## Problem description
Retype all of the listing exactly, passing over any picture you find.

## Collected material
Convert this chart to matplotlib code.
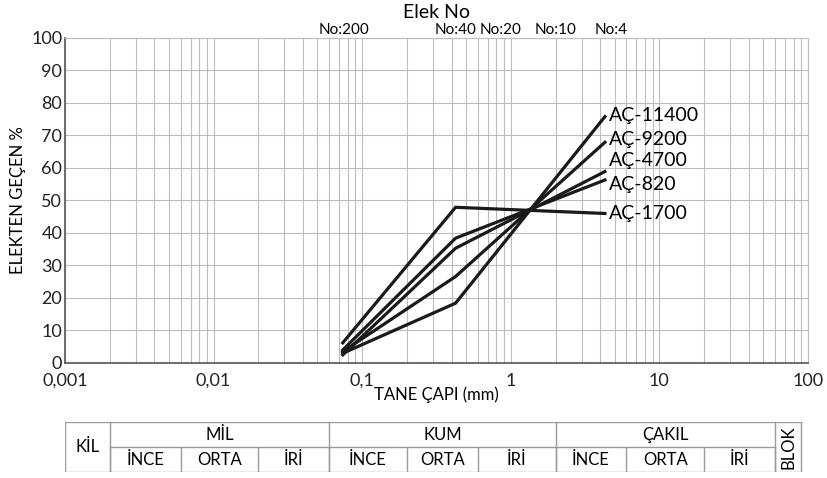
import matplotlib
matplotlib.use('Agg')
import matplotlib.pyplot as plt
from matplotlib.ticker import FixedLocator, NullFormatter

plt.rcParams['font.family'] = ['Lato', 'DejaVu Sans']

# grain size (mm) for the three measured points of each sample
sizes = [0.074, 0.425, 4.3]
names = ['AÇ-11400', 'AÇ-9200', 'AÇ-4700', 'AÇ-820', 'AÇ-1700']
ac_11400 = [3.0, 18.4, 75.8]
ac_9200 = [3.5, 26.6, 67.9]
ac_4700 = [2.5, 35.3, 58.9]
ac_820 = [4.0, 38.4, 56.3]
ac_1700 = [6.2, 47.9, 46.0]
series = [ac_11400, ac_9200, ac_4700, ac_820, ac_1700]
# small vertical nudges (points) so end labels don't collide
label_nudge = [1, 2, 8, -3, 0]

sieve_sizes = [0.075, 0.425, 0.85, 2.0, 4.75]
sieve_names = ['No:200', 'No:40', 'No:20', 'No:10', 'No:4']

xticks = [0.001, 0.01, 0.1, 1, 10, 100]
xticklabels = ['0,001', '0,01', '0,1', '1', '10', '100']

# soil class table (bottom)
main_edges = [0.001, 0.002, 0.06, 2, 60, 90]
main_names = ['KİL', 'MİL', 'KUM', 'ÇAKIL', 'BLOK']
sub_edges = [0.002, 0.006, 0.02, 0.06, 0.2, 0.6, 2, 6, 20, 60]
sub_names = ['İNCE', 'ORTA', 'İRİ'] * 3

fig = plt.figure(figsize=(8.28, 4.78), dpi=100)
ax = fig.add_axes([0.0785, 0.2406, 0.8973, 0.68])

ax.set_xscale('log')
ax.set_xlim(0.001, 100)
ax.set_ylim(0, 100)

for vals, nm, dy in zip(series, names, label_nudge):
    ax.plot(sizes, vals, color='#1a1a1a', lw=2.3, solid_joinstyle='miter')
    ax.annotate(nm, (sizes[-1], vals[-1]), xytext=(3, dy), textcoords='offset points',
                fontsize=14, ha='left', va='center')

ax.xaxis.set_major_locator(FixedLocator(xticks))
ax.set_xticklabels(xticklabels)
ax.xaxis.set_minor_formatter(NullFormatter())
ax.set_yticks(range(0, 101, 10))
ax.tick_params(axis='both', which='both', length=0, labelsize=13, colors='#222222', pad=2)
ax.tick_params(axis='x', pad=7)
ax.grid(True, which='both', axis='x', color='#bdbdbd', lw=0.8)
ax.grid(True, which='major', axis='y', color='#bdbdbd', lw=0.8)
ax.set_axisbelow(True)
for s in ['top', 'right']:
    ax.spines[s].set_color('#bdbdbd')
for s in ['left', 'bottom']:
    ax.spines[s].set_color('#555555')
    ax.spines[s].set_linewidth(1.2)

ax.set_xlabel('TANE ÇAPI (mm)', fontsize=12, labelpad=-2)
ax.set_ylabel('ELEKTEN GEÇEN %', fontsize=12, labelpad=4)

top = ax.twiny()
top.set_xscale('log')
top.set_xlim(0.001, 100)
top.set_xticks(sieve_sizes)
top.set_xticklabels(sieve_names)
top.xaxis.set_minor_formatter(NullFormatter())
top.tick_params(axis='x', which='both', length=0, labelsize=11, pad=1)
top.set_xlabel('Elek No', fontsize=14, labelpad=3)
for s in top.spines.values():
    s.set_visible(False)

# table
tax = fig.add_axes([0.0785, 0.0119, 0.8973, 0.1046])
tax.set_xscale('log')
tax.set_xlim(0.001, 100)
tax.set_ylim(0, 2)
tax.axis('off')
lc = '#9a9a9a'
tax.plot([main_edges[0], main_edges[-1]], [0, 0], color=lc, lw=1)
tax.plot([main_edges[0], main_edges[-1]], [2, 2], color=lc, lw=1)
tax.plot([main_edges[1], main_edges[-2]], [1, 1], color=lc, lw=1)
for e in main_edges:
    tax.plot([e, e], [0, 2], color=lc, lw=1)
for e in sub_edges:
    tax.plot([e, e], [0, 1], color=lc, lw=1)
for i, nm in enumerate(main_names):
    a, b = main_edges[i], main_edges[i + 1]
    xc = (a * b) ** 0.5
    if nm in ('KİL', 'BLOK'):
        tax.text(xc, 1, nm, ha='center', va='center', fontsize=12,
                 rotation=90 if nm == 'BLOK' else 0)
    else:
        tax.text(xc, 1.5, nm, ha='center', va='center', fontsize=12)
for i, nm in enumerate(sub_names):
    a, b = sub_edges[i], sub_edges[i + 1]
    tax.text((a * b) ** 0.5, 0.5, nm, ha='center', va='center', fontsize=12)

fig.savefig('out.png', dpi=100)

## Solution to the exercise
Convert this chart to matplotlib code.
import matplotlib
matplotlib.use('Agg')
import matplotlib.pyplot as plt
from matplotlib.ticker import FixedLocator, NullFormatter

plt.rcParams['font.family'] = ['Lato', 'DejaVu Sans']

# grain size (mm) for the three measured points of each sample
sizes = [0.074, 0.425, 4.3]
names = ['AÇ-11400', 'AÇ-9200', 'AÇ-4700', 'AÇ-820', 'AÇ-1700']
ac_11400 = [3.0, 18.4, 75.8]
ac_9200 = [3.5, 26.6, 67.9]
ac_4700 = [2.5, 35.3, 58.9]
ac_820 = [4.0, 38.4, 56.3]
ac_1700 = [6.2, 47.9, 46.0]
series = [ac_11400, ac_9200, ac_4700, ac_820, ac_1700]
# small vertical nudges (points) so end labels don't collide
label_nudge = [1, 2, 8, -3, 0]

sieve_sizes = [0.075, 0.425, 0.85, 2.0, 4.75]
sieve_names = ['No:200', 'No:40', 'No:20', 'No:10', 'No:4']

xticks = [0.001, 0.01, 0.1, 1, 10, 100]
xticklabels = ['0,001', '0,01', '0,1', '1', '10', '100']

# soil class table (bottom)
main_edges = [0.001, 0.002, 0.06, 2, 60, 90]
main_names = ['KİL', 'MİL', 'KUM', 'ÇAKIL', 'BLOK']
sub_edges = [0.002, 0.006, 0.02, 0.06, 0.2, 0.6, 2, 6, 20, 60]
sub_names = ['İNCE', 'ORTA', 'İRİ'] * 3

fig = plt.figure(figsize=(8.28, 4.78), dpi=100)
ax = fig.add_axes([0.0785, 0.2406, 0.8973, 0.68])

ax.set_xscale('log')
ax.set_xlim(0.001, 100)
ax.set_ylim(0, 100)

for vals, nm, dy in zip(series, names, label_nudge):
    ax.plot(sizes, vals, color='#1a1a1a', lw=2.3, solid_joinstyle='miter')
    ax.annotate(nm, (sizes[-1], vals[-1]), xytext=(3, dy), textcoords='offset points',
                fontsize=14, ha='left', va='center')

ax.xaxis.set_major_locator(FixedLocator(xticks))
ax.set_xticklabels(xticklabels)
ax.xaxis.set_minor_formatter(NullFormatter())
ax.set_yticks(range(0, 101, 10))
ax.tick_params(axis='both', which='both', length=0, labelsize=13, colors='#222222', pad=2)
ax.tick_params(axis='x', pad=7)
ax.grid(True, which='both', axis='x', color='#bdbdbd', lw=0.8)
ax.grid(True, which='major', axis='y', color='#bdbdbd', lw=0.8)
ax.set_axisbelow(True)
for s in ['top', 'right']:
    ax.spines[s].set_color('#bdbdbd')
for s in ['left', 'bottom']:
    ax.spines[s].set_color('#555555')
    ax.spines[s].set_linewidth(1.2)

ax.set_xlabel('TANE ÇAPI (mm)', fontsize=12, labelpad=-2)
ax.set_ylabel('ELEKTEN GEÇEN %', fontsize=12, labelpad=4)

top = ax.twiny()
top.set_xscale('log')
top.set_xlim(0.001, 100)
top.set_xticks(sieve_sizes)
top.set_xticklabels(sieve_names)
top.xaxis.set_minor_formatter(NullFormatter())
top.tick_params(axis='x', which='both', length=0, labelsize=11, pad=1)
top.set_xlabel('Elek No', fontsize=14, labelpad=3)
for s in top.spines.values():
    s.set_visible(False)

# table
tax = fig.add_axes([0.0785, 0.0119, 0.8973, 0.1046])
tax.set_xscale('log')
tax.set_xlim(0.001, 100)
tax.set_ylim(0, 2)
tax.axis('off')
lc = '#9a9a9a'
tax.plot([main_edges[0], main_edges[-1]], [0, 0], color=lc, lw=1)
tax.plot([main_edges[0], main_edges[-1]], [2, 2], color=lc, lw=1)
tax.plot([main_edges[1], main_edges[-2]], [1, 1], color=lc, lw=1)
for e in main_edges:
    tax.plot([e, e], [0, 2], color=lc, lw=1)
for e in sub_edges:
    tax.plot([e, e], [0, 1], color=lc, lw=1)
for i, nm in enumerate(main_names):
    a, b = main_edges[i], main_edges[i + 1]
    xc = (a * b) ** 0.5
    if nm in ('KİL', 'BLOK'):
        tax.text(xc, 1, nm, ha='center', va='center', fontsize=12,
                 rotation=90 if nm == 'BLOK' else 0)
    else:
        tax.text(xc, 1.5, nm, ha='center', va='center', fontsize=12)
for i, nm in enumerate(sub_names):
    a, b = sub_edges[i], sub_edges[i + 1]
    tax.text((a * b) ** 0.5, 0.5, nm, ha='center', va='center', fontsize=12)

fig.savefig('out.png', dpi=100)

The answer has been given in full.